Shown below is a listing with pictures; reproduce exactly, and only, the lines between the ones containing "Generate a Python" and "import matplotlib.pyplot as plt", inclusive, leaving the pictures out.

-=-=-=-=-

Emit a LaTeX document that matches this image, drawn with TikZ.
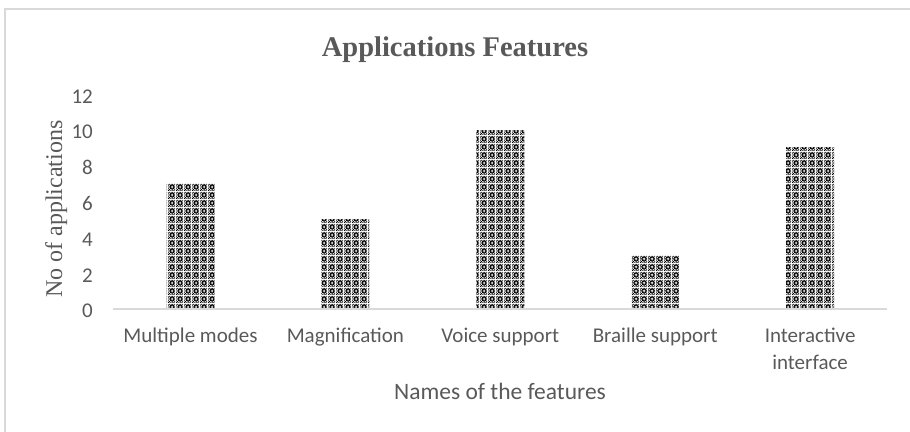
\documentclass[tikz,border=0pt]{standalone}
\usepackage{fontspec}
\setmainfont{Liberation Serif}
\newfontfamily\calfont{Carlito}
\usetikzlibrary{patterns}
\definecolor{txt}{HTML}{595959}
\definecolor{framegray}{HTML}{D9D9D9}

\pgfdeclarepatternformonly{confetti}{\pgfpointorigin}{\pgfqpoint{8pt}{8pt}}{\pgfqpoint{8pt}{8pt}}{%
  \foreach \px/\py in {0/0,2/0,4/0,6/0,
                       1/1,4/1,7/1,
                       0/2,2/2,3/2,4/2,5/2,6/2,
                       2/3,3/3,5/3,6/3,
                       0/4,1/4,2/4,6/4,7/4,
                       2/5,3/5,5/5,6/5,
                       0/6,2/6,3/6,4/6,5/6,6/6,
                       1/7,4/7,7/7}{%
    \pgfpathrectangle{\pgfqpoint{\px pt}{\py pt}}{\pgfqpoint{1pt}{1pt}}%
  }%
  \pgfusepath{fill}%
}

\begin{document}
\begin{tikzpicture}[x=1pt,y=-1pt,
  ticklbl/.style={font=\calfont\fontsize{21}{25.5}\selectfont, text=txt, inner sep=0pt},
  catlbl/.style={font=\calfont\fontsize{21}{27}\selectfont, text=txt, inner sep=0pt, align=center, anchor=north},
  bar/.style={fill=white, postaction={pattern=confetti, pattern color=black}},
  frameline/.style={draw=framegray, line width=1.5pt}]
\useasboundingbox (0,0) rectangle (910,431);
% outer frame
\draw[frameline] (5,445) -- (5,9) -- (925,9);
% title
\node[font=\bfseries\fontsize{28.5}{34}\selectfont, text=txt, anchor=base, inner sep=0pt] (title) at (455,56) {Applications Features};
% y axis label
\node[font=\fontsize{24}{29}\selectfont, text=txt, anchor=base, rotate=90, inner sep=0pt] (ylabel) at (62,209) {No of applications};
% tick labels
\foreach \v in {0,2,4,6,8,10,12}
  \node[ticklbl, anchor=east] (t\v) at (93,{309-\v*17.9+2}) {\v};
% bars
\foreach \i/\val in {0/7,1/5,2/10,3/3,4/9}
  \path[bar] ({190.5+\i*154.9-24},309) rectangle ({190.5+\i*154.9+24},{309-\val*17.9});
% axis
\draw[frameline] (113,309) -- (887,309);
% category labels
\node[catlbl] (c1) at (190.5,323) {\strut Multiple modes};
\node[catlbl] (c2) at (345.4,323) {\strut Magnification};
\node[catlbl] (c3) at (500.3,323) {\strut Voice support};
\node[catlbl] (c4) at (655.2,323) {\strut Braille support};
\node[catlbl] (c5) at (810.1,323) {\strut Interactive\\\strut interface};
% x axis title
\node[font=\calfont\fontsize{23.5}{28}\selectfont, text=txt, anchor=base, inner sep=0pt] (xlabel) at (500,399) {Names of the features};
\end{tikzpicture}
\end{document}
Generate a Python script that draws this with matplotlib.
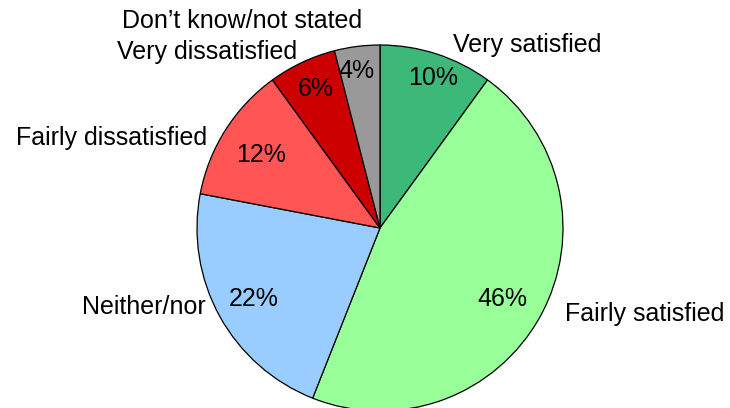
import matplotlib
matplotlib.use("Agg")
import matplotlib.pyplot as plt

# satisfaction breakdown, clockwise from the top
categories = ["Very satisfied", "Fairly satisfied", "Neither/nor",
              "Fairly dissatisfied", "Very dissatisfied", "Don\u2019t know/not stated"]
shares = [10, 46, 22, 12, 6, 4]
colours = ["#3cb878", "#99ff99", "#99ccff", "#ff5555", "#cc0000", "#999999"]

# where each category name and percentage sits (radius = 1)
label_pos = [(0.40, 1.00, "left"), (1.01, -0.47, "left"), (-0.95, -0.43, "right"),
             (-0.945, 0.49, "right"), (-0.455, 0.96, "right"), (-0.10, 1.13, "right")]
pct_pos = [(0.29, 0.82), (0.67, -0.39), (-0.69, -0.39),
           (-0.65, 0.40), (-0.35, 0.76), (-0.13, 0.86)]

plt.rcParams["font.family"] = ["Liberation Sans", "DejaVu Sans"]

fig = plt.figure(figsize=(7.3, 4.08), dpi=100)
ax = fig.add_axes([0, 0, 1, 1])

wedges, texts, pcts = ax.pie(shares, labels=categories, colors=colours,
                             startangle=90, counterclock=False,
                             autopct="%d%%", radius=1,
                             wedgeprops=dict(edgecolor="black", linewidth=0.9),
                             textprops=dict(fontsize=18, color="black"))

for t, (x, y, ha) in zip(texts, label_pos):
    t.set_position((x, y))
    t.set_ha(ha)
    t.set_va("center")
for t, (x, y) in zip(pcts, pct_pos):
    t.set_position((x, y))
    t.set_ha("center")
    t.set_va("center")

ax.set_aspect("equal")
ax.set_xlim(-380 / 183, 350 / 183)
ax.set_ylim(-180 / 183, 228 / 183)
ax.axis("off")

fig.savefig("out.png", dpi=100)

-=-=-=-=-

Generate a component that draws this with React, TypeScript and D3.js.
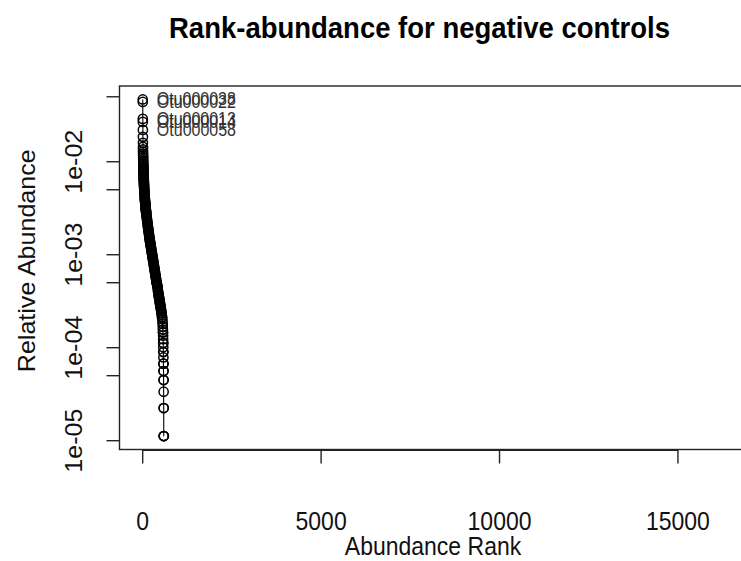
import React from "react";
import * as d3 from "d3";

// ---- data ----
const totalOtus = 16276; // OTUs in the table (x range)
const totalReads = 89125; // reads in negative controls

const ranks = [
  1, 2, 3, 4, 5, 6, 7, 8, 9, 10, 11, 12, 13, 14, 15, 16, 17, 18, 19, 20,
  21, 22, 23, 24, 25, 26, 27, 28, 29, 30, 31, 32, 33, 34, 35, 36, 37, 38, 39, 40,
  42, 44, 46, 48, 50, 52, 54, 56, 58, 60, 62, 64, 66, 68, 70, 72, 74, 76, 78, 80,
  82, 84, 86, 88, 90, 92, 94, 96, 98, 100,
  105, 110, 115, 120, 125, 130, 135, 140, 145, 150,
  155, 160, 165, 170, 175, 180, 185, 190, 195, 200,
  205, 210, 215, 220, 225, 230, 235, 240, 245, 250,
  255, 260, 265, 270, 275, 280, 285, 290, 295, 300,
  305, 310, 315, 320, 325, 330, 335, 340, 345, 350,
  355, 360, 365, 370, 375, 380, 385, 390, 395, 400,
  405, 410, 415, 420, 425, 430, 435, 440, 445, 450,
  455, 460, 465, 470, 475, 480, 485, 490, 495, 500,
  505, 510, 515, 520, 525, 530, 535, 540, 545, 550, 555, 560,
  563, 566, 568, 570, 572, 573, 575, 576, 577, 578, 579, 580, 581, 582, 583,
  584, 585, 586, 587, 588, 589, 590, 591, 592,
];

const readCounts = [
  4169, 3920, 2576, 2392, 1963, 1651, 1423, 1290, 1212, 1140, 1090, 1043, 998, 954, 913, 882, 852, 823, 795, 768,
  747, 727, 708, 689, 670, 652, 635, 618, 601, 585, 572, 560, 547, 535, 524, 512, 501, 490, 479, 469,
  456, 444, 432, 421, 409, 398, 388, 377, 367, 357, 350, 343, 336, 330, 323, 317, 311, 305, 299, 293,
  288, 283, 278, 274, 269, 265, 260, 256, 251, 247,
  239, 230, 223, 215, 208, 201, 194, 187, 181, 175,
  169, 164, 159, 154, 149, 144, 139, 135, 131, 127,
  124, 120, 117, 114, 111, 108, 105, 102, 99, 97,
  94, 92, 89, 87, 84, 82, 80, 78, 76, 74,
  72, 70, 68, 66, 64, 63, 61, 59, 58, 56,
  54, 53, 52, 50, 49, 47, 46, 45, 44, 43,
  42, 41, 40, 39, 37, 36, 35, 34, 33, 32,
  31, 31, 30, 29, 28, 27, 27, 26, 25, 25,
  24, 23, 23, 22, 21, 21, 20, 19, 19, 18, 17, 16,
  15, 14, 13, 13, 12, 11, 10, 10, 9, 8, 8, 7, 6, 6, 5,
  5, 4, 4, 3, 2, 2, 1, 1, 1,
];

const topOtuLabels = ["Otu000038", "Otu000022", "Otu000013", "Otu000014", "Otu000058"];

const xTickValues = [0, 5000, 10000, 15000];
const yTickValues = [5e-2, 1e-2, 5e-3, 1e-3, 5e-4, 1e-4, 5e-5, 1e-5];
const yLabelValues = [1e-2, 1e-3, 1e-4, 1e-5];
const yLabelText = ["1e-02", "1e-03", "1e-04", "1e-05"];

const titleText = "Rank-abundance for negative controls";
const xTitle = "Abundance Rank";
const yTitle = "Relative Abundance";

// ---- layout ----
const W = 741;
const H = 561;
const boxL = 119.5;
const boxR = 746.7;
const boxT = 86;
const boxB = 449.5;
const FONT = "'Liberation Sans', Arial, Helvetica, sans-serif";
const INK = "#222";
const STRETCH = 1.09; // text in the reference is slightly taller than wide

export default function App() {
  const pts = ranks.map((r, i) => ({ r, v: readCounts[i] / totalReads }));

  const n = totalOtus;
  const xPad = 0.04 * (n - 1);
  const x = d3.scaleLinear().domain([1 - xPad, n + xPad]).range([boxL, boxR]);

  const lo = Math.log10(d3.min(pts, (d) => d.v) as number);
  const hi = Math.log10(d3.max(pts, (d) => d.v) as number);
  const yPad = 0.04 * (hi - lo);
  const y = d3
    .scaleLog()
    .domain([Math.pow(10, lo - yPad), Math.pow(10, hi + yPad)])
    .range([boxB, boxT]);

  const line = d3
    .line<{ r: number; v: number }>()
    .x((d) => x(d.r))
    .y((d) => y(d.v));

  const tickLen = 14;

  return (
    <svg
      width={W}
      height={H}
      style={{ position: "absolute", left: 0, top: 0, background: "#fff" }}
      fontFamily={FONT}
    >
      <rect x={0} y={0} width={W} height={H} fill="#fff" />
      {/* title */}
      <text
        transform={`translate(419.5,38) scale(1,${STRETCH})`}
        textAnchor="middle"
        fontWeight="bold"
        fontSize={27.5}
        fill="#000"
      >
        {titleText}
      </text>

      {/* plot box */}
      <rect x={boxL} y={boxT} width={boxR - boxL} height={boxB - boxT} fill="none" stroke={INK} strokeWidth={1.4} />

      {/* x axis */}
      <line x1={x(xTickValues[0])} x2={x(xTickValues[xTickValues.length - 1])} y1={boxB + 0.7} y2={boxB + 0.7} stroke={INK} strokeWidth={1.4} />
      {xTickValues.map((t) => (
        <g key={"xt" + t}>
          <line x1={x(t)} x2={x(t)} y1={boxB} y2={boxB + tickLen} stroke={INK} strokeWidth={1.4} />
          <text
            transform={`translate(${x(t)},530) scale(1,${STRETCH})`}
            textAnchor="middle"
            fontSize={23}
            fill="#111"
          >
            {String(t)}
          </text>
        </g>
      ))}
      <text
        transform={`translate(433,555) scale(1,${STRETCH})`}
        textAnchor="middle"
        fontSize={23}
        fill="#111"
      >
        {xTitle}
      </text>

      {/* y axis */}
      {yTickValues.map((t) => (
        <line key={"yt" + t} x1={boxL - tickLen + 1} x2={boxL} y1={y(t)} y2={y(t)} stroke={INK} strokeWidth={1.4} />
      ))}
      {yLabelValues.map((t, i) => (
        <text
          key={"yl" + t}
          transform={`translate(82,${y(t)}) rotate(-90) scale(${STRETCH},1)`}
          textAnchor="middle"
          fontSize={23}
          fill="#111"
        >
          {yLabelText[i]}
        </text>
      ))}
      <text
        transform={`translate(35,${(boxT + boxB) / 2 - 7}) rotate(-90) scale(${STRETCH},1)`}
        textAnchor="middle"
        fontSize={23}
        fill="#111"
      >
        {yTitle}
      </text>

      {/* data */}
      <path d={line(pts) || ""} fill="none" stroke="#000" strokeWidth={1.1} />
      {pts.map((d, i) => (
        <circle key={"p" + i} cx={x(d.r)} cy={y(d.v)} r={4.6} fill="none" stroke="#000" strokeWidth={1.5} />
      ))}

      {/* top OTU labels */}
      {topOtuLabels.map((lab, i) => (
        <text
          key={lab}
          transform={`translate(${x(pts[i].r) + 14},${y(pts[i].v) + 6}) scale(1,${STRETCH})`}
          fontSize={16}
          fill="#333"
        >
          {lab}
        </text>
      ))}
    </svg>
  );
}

-=-=-=-=-

*Response to this task*.
Generate a Python script that draws this with matplotlib.
import matplotlib
matplotlib.use("Agg")
import matplotlib.pyplot as plt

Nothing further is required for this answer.